La voie du rebond européen
Peut-on imaginer une croissance occidentale découplée du reste de l’économie mondiale ?
Plus personne n’a aujourd’hui de doute sur la profondeur du reflux des économies émergentes. Dans le sillage des BRICs, c’est près de 40% de l’économie mondiale qui décélère. Et comme souvent dans ces cas-là, la décélération fait surgir les failles structurelles. C’est donc avec la perspective d’une panne durable des économies émergentes qu’il nous faut aujourd’hui imaginer notre propre croissance. Voyant se réduire le gâteau de la croissance mondiale (les dernières projections du FMI en attestent), beaucoup y voient le prélude à un ralentissement plus profond, qui contaminerait toutes les régions du monde.
Le monde a perdu sa locomotive émergente. La locomotive américaine, après 7 ans de croissance continue, montre des signes de faiblesse, auxquels l’attentisme de la FED fait écho. Par empilement, le ralentissement ne peut que gagner l’Europe, qui mange aujourd’hui le pain blanc d’une désinflation importée. Mais passé cet effet d’aubaine, qui a redonné des couleurs imprévues à sa demande intérieure, l’Europe retombera vite dans les affres de la stagnation et de la déflation.
On peut cependant avoir une autre lecture des enchainements.
La crise de 2007-2008, ne l’oublions pas, avait pour racine une surproduction mondiale qui n’avait trouvé sa solution que dans la surconsommation américaine à crédit. L’Amérique, sur-consommatrice a alors utilisé rapidement l’arme de la dévaluation pour reporter l’ajustement des surcapacités à qui de droit : à l’Europe sous-consommatrice
d’abord, qui sous tutelle allemande, a finalement préféré détruire des capacités, plutôt de ranimer sa demande intérieure. Les allemands ont alors entièrement misé sur l’eldorado des émergents pour compenser leurs pertes de débouchés européens.
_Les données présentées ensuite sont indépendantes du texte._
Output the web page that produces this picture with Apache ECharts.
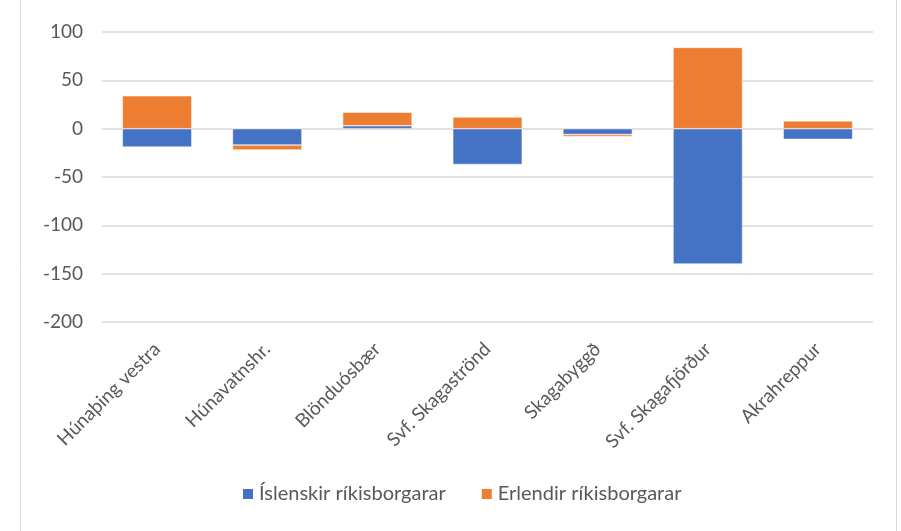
<!DOCTYPE html>
<html>
<head>
<meta charset="utf-8">
<script src="https://cdn.jsdelivr.net/npm/echarts@6/dist/echarts.min.js"></script>
<style>
html,body{margin:0;padding:0;background:#fff;}
#chart{width:901px;height:531px;}
</style>
</head>
<body>
<div id="chart"></div>
<script>
var categories = ['Húnaþing vestra', 'Húnavatnshr.', 'Blönduósbær', 'Svf. Skagaströnd', 'Skagabyggð', 'Svf. Skagafjörður', 'Akrahreppur'];
var islenskir = [-19, -17, 3, -37, -6, -140, -11];
var erlendir = [34, -5, 14, 12, -2, 84, 8];
var yTicks = {min: -200, max: 100, interval: 50};

var myChart = echarts.init(document.getElementById('chart'));
var font = 'Lato';
var option = {
    animation: false,
    textStyle: {fontFamily: font},
    graphic: [{
        type: 'rect',
        shape: {x: 20.5, y: -5, width: 876, height: 545},
        style: {fill: 'none', stroke: '#d9d9d9', lineWidth: 1}
    }],
    grid: {left: 102, right: 28, top: 32, bottom: 209},
    legend: {
        bottom: 22,
        left: 236,
        itemWidth: 12,
        itemHeight: 12,
        itemGap: 34,
        icon: 'rect',
        textStyle: {fontSize: 20, color: '#595959', fontFamily: font},
        data: ['Íslenskir ríkisborgarar', 'Erlendir ríkisborgarar']
    },
    xAxis: {
        type: 'category',
        data: categories,
        axisLine: {show: false, onZero: false},
        axisTick: {show: false},
        axisLabel: {rotate: 45, fontSize: 19, color: '#595959', margin: 24, interval: 0}
    },
    yAxis: {
        type: 'value',
        min: yTicks.min,
        max: yTicks.max,
        interval: yTicks.interval,
        axisLine: {show: false},
        axisTick: {show: false},
        axisLabel: {fontSize: 19, color: '#595959', margin: 19},
        splitLine: {lineStyle: {color: '#d9d9d9', width: 1.5}}
    },
    series: [{
        name: 'Íslenskir ríkisborgarar',
        type: 'bar',
        stack: 'total',
        barWidth: '63%',
        data: islenskir,
        itemStyle: {color: '#4472C4', borderColor: '#ffffff', borderWidth: 0.5}
    }, {
        name: 'Erlendir ríkisborgarar',
        type: 'bar',
        stack: 'total',
        barWidth: '63%',
        data: erlendir,
        itemStyle: {color: '#ED7D31', borderColor: '#ffffff', borderWidth: 0.5}
    }]
};
myChart.setOption(option);
</script>
</body>
</html>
Mais en changeant leur fusil d’épaule en 2014, et en jouant la baisse de l’euro, les Européens ont alors reporté le reste du « job » de destruction des surcapacités mondiales sur les pays émergents. Ils en étaient la source et cet ajustement de capacité est maintenant la cause première de leurs difficultés présentes.
Est-ce à dire que le piège va se refermer sur les économies développées ? Pas nécessairement, car il est peu probable que les Etats-Unis prennent la relève de la destruction des surcapacités. Comme en 2008, ils préféreront jouer la partition de la baisse du dollar. Dans ce contexte, l’Allemagne rejouera-elle aussi la partition de 2008-2010 ?
C’est peu probable, car ses intérêts ont changé. L’affaire Volkswagen a révélé la vulnérabilité de son choix hyper-industriel. L’idée de se refaire sur les marchés émergents a également vécu. L’Allemagne n’aura certainement plus le luxe de s’offrir une nouvelle crise des débouchés européens. Il est fort à parier que dans ce contexte,elle ne pourra plus évacuer l’enjeu de la demande intérieure de la zone euro et jouer une partition non coopérative.
Il y a une seconde bonne raison d’imaginer un découplage possible entre pays avancés et pays émergents. Les modes de transmissions ne sont plus ceux des années 70-80.
L’idée de régions locomotives, qui via le commerce extérieur emportent dans leur mouvement le reste du monde a elle aussi vécu. Dans un monde financiarisé, les transmissions s’opèrent d’abord par le capital. Le ralentissement des émergents conduit les grands groupes à se recentrer sur leurs marchés d’origine. Ce recentrage n’a pas d’effet miraculeux sur la croissance : il alimente d’abord un jeu de fusions-acquisitions, de concentration, qui ne relance pas directement l’investissement. Mais il entretient dans le même temps un régime de faible taux d’intérêt, favorable à la croissance organique des petites entreprises. Les choix politiques seront alors décisifs pour que la logique de consolidation ne l’emporte pas sur celle du développement.